▶ [INFORMATION GIVEN]:
"""

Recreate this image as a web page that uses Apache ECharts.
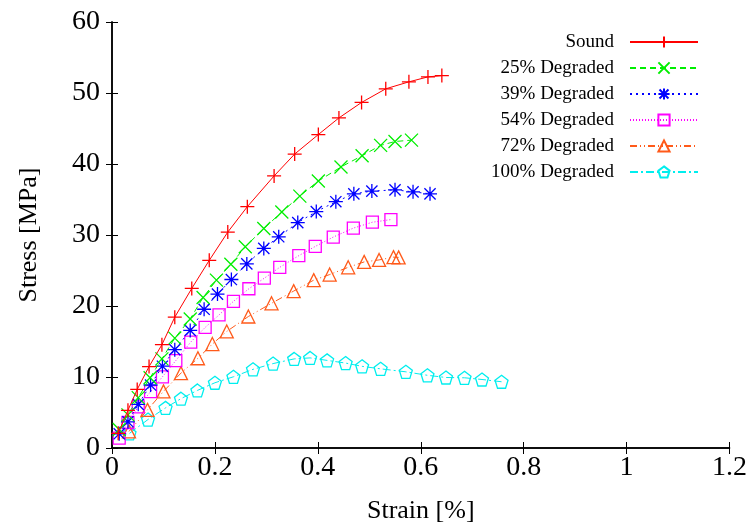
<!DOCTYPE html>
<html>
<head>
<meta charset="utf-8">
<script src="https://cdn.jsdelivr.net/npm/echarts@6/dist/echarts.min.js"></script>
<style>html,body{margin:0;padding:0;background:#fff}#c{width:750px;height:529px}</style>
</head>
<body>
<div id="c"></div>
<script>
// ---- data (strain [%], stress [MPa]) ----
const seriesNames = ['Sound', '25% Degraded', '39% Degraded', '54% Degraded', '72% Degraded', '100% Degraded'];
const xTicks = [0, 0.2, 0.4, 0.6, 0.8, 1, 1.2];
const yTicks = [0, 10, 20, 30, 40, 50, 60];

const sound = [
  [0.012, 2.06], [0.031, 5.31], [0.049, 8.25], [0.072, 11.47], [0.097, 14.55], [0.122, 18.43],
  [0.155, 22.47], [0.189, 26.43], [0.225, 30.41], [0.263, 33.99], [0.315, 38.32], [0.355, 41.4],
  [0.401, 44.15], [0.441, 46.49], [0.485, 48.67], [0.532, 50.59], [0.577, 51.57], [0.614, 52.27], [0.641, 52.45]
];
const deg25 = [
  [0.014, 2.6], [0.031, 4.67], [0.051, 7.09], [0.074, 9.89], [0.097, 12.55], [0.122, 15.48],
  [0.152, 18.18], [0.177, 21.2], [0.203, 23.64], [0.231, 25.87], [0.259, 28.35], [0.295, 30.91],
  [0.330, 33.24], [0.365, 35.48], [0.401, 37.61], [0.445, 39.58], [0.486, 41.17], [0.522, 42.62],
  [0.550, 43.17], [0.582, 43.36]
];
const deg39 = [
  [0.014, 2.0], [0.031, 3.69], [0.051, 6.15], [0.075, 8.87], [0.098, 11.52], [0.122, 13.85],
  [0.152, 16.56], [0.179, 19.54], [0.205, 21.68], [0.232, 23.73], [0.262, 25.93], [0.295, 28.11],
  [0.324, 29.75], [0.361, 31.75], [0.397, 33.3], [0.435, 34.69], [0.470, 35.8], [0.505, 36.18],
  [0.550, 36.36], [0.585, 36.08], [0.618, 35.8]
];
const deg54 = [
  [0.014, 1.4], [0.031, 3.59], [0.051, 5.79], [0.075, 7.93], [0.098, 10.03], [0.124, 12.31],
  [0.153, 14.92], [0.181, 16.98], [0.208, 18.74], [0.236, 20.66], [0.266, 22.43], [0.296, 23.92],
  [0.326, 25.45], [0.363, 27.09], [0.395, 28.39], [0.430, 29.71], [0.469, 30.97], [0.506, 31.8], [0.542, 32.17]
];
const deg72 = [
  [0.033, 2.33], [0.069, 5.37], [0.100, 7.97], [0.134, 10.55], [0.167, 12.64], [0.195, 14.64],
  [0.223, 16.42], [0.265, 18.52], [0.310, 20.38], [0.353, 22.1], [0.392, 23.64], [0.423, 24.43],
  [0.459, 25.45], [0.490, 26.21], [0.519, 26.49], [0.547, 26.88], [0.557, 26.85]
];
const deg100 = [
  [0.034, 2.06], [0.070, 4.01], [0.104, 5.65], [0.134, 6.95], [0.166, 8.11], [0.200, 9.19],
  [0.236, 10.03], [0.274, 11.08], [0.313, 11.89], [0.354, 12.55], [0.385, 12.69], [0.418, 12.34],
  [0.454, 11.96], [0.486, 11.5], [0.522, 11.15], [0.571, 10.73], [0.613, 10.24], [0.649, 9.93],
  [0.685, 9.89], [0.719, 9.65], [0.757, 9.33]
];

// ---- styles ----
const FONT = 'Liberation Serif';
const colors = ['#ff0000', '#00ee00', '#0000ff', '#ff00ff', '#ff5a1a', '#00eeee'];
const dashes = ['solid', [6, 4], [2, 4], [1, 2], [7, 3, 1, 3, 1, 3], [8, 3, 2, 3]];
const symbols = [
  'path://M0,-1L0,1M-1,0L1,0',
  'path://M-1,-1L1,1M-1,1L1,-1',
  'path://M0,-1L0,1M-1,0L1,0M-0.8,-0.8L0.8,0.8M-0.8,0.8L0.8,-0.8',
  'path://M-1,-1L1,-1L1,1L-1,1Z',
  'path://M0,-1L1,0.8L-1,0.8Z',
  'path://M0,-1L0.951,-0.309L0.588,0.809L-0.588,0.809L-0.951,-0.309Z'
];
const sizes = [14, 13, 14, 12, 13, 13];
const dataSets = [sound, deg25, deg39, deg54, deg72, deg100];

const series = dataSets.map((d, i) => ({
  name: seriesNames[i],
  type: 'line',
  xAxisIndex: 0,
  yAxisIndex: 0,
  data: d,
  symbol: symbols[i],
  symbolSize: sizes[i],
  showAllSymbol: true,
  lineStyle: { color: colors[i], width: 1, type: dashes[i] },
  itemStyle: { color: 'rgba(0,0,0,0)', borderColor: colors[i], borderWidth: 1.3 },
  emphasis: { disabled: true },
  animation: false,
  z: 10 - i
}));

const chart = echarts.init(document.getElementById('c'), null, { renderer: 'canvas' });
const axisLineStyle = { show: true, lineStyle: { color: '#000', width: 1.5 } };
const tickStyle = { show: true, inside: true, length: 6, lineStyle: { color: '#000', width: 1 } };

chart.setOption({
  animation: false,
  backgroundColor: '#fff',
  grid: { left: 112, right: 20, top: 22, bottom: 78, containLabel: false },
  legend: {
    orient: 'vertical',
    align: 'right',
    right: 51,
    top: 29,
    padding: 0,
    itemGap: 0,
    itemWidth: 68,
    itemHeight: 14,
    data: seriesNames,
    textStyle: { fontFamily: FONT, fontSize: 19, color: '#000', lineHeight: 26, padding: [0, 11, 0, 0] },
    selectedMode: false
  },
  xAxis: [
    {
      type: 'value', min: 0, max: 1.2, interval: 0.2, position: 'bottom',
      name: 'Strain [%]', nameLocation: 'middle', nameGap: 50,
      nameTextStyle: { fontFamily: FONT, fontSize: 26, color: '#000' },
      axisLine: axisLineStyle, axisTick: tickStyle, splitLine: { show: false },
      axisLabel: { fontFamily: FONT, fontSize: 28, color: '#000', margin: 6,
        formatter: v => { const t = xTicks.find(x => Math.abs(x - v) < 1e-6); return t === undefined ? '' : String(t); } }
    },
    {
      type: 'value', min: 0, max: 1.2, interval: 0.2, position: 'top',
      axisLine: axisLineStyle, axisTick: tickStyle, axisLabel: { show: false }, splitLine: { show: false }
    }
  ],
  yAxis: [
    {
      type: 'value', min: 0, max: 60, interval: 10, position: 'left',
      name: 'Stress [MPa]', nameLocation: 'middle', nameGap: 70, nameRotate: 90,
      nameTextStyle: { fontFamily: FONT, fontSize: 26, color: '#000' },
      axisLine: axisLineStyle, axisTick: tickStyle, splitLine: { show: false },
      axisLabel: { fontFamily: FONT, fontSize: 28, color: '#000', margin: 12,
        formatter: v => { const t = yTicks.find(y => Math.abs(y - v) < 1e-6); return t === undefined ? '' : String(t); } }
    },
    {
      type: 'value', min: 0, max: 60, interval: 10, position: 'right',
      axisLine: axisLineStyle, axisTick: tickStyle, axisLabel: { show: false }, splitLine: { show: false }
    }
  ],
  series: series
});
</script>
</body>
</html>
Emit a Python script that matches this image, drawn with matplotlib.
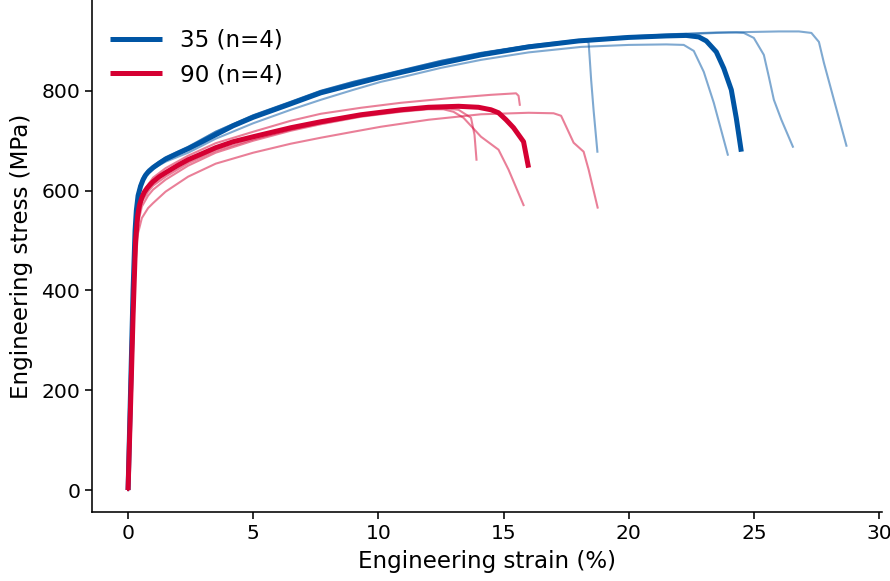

"""

Please give again the entries word for word, starting at the first line and ending with the line that contains "const yTicks = [0, 10, 20, 30, 40, 50, 60];"; include both of those lines but none of the pictures.

Recreate this image as a web page that uses Apache ECharts.
<!DOCTYPE html>
<html>
<head>
<meta charset="utf-8">
<script src="https://cdn.jsdelivr.net/npm/echarts@6/dist/echarts.min.js"></script>
<style>html,body{margin:0;padding:0;background:#fff}#c{width:750px;height:529px}</style>
</head>
<body>
<div id="c"></div>
<script>
// ---- data (strain [%], stress [MPa]) ----
const seriesNames = ['Sound', '25% Degraded', '39% Degraded', '54% Degraded', '72% Degraded', '100% Degraded'];
const xTicks = [0, 0.2, 0.4, 0.6, 0.8, 1, 1.2];
const yTicks = [0, 10, 20, 30, 40, 50, 60];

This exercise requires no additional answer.